Universal vs. Cultural: The Pythagorean comma is universal — a mathematical fact that applies in any universe where pitch is logarithmic and fifths are 3:2. But how musical cultures have handled the comma is entirely culturally variable: Indian music avoids it (no transposition), gamelan music ignores it (no closed circle), Western music has made it central to its harmonic philosophy. The same mathematical constraint generates radically different cultural solutions.

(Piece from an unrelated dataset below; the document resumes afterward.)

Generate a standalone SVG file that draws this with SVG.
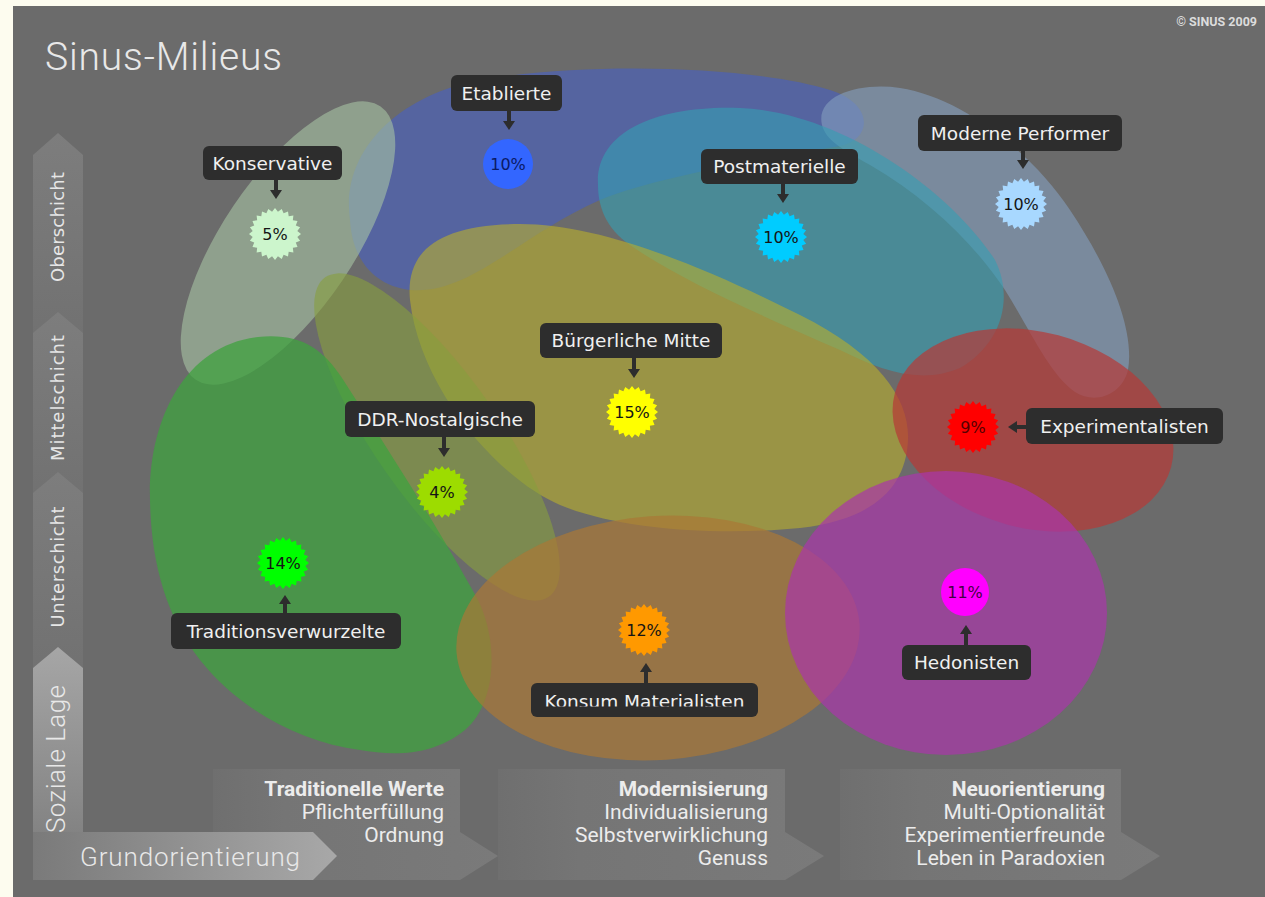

Technology as Mediator: Every major tuning system in history has been enabled by a specific instrument technology: Pythagorean tuning by bowed strings (which can produce any pitch), meantone by the harpsichord (which needs a fixed set of pitches but has few keys to cover), well temperament by the early piano (which needed all keys but valued key diversity), equal temperament by the industrial piano (which needed universal compatibility), and microtonal just intonation by electronic synthesis (which needs no physical constraints at all). Technology has always mediated the relationship between the physics of consonance and the practice of music.